> **CHALLENGE**:
Extract the whole listing as it stands. Do not include the pictures.

> **DATA**:

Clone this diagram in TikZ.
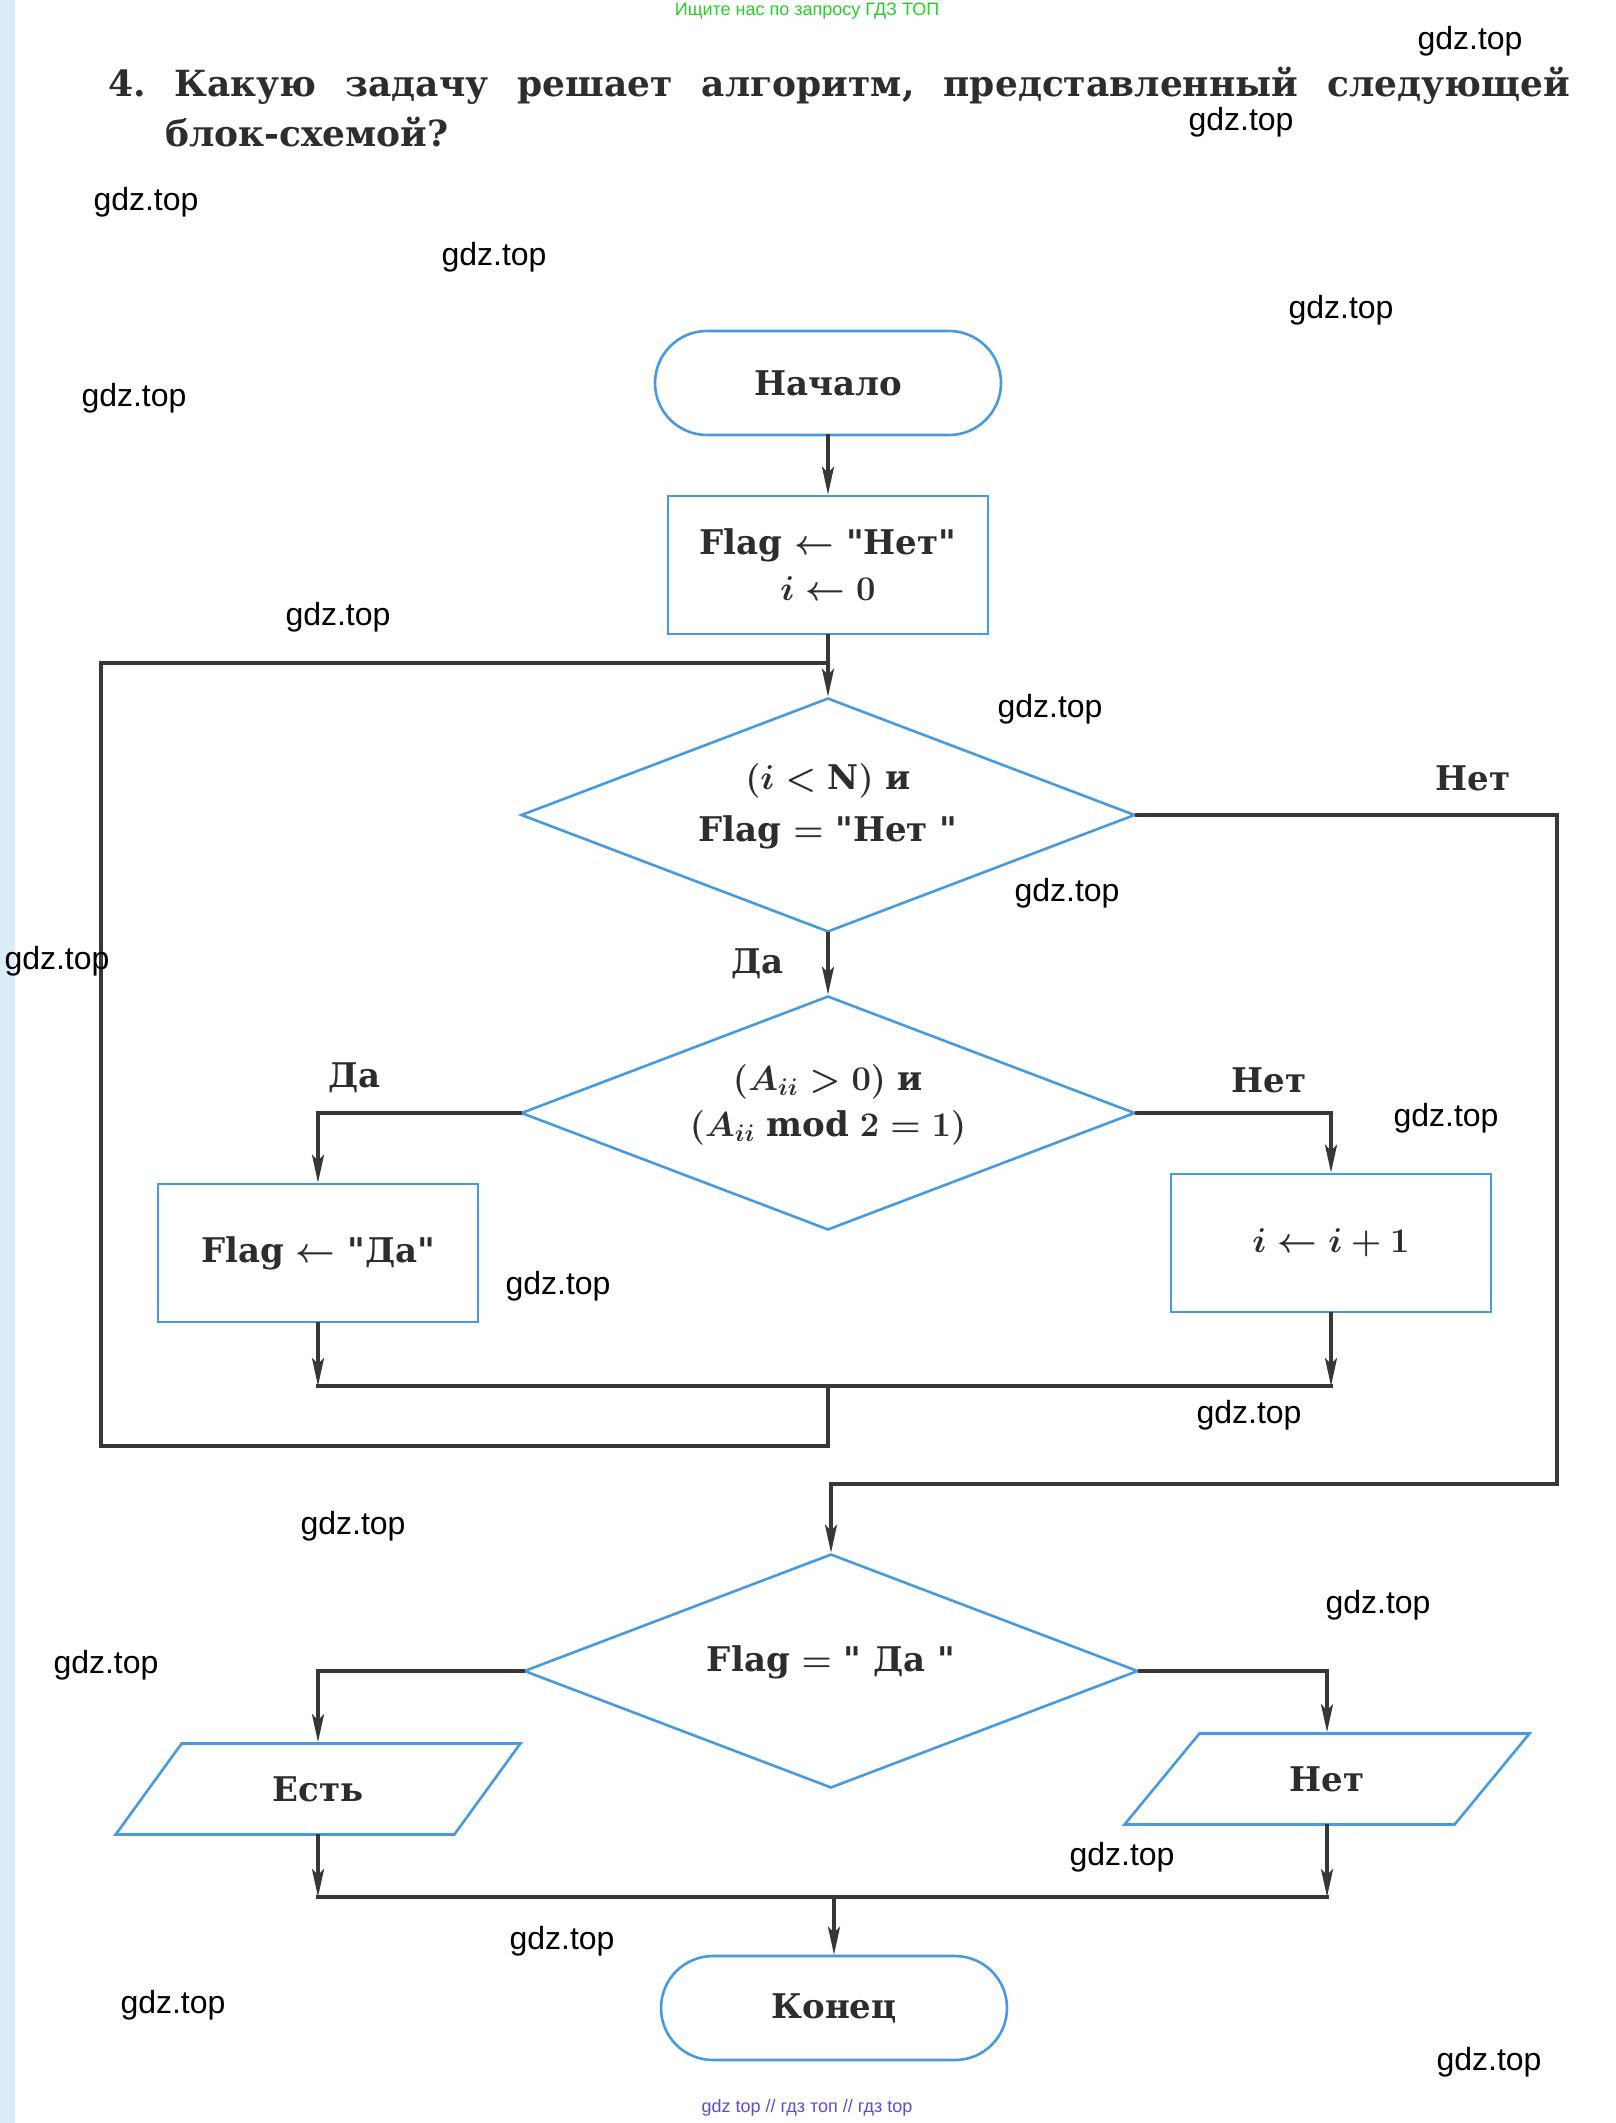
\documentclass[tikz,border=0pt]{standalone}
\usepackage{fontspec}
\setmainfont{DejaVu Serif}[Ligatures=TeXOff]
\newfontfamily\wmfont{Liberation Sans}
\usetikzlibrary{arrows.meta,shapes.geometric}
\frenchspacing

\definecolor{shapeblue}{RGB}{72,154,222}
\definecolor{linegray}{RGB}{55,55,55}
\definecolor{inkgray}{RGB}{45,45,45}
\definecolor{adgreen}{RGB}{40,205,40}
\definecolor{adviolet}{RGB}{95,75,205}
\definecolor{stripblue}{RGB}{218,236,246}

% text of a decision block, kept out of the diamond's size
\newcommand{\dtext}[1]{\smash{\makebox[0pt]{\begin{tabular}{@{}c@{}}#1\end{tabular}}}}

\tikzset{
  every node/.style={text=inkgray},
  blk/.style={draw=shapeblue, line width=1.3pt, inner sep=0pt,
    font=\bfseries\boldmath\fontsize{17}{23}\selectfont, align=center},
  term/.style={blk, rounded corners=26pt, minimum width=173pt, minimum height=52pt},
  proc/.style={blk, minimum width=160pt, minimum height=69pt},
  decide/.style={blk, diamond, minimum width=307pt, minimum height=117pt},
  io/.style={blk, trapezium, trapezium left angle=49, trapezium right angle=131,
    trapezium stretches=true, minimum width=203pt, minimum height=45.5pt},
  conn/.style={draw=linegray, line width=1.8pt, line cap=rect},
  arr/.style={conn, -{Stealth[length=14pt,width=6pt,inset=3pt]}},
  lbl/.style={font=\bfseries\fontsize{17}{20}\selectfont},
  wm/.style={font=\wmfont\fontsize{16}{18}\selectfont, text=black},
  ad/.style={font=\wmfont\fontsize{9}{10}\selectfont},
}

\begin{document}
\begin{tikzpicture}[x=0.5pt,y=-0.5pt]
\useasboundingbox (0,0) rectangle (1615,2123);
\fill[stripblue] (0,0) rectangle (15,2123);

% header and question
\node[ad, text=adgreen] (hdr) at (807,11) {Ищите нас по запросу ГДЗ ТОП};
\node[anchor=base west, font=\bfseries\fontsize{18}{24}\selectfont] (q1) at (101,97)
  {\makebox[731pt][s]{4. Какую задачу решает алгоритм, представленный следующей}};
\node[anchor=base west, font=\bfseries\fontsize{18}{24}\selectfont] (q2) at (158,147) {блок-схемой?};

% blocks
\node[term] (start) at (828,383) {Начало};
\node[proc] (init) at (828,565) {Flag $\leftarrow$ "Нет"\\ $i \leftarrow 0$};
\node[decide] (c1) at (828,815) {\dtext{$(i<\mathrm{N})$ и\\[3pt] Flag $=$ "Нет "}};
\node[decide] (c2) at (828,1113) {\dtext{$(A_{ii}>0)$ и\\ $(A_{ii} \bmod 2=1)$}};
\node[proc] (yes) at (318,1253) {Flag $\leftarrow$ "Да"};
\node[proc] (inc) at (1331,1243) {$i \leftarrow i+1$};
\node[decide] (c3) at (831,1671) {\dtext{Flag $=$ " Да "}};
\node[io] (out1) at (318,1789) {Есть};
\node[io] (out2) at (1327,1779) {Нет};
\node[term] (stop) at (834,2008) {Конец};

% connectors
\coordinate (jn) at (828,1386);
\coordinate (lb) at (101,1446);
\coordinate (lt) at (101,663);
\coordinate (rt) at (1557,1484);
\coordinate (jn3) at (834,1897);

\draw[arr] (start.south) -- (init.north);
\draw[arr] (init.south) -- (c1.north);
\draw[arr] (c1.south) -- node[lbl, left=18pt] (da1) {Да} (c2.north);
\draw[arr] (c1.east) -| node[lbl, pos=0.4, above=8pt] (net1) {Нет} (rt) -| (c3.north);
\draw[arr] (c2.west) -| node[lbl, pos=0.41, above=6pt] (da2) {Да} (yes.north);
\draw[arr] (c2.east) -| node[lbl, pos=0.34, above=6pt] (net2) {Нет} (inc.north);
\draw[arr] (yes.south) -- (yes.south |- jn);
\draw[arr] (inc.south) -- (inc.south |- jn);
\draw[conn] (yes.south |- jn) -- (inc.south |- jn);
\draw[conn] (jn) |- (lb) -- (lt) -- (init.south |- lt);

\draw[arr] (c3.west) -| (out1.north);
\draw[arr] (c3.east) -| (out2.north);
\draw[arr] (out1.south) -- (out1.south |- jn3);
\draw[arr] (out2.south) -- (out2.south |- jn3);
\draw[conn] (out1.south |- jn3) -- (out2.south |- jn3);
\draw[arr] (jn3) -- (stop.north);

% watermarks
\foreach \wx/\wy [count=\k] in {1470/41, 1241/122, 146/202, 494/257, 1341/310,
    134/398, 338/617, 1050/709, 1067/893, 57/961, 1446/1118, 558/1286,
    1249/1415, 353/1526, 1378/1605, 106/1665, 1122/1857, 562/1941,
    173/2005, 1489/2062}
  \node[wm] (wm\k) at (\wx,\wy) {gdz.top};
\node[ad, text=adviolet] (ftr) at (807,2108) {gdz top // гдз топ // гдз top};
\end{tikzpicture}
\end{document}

> **WRITTEN SOLUTION**:
Clone this diagram in TikZ.
\documentclass[tikz,border=0pt]{standalone}
\usepackage{fontspec}
\setmainfont{DejaVu Serif}[Ligatures=TeXOff]
\newfontfamily\wmfont{Liberation Sans}
\usetikzlibrary{arrows.meta,shapes.geometric}
\frenchspacing

\definecolor{shapeblue}{RGB}{72,154,222}
\definecolor{linegray}{RGB}{55,55,55}
\definecolor{inkgray}{RGB}{45,45,45}
\definecolor{adgreen}{RGB}{40,205,40}
\definecolor{adviolet}{RGB}{95,75,205}
\definecolor{stripblue}{RGB}{218,236,246}

% text of a decision block, kept out of the diamond's size
\newcommand{\dtext}[1]{\smash{\makebox[0pt]{\begin{tabular}{@{}c@{}}#1\end{tabular}}}}

\tikzset{
  every node/.style={text=inkgray},
  blk/.style={draw=shapeblue, line width=1.3pt, inner sep=0pt,
    font=\bfseries\boldmath\fontsize{17}{23}\selectfont, align=center},
  term/.style={blk, rounded corners=26pt, minimum width=173pt, minimum height=52pt},
  proc/.style={blk, minimum width=160pt, minimum height=69pt},
  decide/.style={blk, diamond, minimum width=307pt, minimum height=117pt},
  io/.style={blk, trapezium, trapezium left angle=49, trapezium right angle=131,
    trapezium stretches=true, minimum width=203pt, minimum height=45.5pt},
  conn/.style={draw=linegray, line width=1.8pt, line cap=rect},
  arr/.style={conn, -{Stealth[length=14pt,width=6pt,inset=3pt]}},
  lbl/.style={font=\bfseries\fontsize{17}{20}\selectfont},
  wm/.style={font=\wmfont\fontsize{16}{18}\selectfont, text=black},
  ad/.style={font=\wmfont\fontsize{9}{10}\selectfont},
}

\begin{document}
\begin{tikzpicture}[x=0.5pt,y=-0.5pt]
\useasboundingbox (0,0) rectangle (1615,2123);
\fill[stripblue] (0,0) rectangle (15,2123);

% header and question
\node[ad, text=adgreen] (hdr) at (807,11) {Ищите нас по запросу ГДЗ ТОП};
\node[anchor=base west, font=\bfseries\fontsize{18}{24}\selectfont] (q1) at (101,97)
  {\makebox[731pt][s]{4. Какую задачу решает алгоритм, представленный следующей}};
\node[anchor=base west, font=\bfseries\fontsize{18}{24}\selectfont] (q2) at (158,147) {блок-схемой?};

% blocks
\node[term] (start) at (828,383) {Начало};
\node[proc] (init) at (828,565) {Flag $\leftarrow$ "Нет"\\ $i \leftarrow 0$};
\node[decide] (c1) at (828,815) {\dtext{$(i<\mathrm{N})$ и\\[3pt] Flag $=$ "Нет "}};
\node[decide] (c2) at (828,1113) {\dtext{$(A_{ii}>0)$ и\\ $(A_{ii} \bmod 2=1)$}};
\node[proc] (yes) at (318,1253) {Flag $\leftarrow$ "Да"};
\node[proc] (inc) at (1331,1243) {$i \leftarrow i+1$};
\node[decide] (c3) at (831,1671) {\dtext{Flag $=$ " Да "}};
\node[io] (out1) at (318,1789) {Есть};
\node[io] (out2) at (1327,1779) {Нет};
\node[term] (stop) at (834,2008) {Конец};

% connectors
\coordinate (jn) at (828,1386);
\coordinate (lb) at (101,1446);
\coordinate (lt) at (101,663);
\coordinate (rt) at (1557,1484);
\coordinate (jn3) at (834,1897);

\draw[arr] (start.south) -- (init.north);
\draw[arr] (init.south) -- (c1.north);
\draw[arr] (c1.south) -- node[lbl, left=18pt] (da1) {Да} (c2.north);
\draw[arr] (c1.east) -| node[lbl, pos=0.4, above=8pt] (net1) {Нет} (rt) -| (c3.north);
\draw[arr] (c2.west) -| node[lbl, pos=0.41, above=6pt] (da2) {Да} (yes.north);
\draw[arr] (c2.east) -| node[lbl, pos=0.34, above=6pt] (net2) {Нет} (inc.north);
\draw[arr] (yes.south) -- (yes.south |- jn);
\draw[arr] (inc.south) -- (inc.south |- jn);
\draw[conn] (yes.south |- jn) -- (inc.south |- jn);
\draw[conn] (jn) |- (lb) -- (lt) -- (init.south |- lt);

\draw[arr] (c3.west) -| (out1.north);
\draw[arr] (c3.east) -| (out2.north);
\draw[arr] (out1.south) -- (out1.south |- jn3);
\draw[arr] (out2.south) -- (out2.south |- jn3);
\draw[conn] (out1.south |- jn3) -- (out2.south |- jn3);
\draw[arr] (jn3) -- (stop.north);

% watermarks
\foreach \wx/\wy [count=\k] in {1470/41, 1241/122, 146/202, 494/257, 1341/310,
    134/398, 338/617, 1050/709, 1067/893, 57/961, 1446/1118, 558/1286,
    1249/1415, 353/1526, 1378/1605, 106/1665, 1122/1857, 562/1941,
    173/2005, 1489/2062}
  \node[wm] (wm\k) at (\wx,\wy) {gdz.top};
\node[ad, text=adviolet] (ftr) at (807,2108) {gdz top // гдз топ // гдз top};
\end{tikzpicture}
\end{document}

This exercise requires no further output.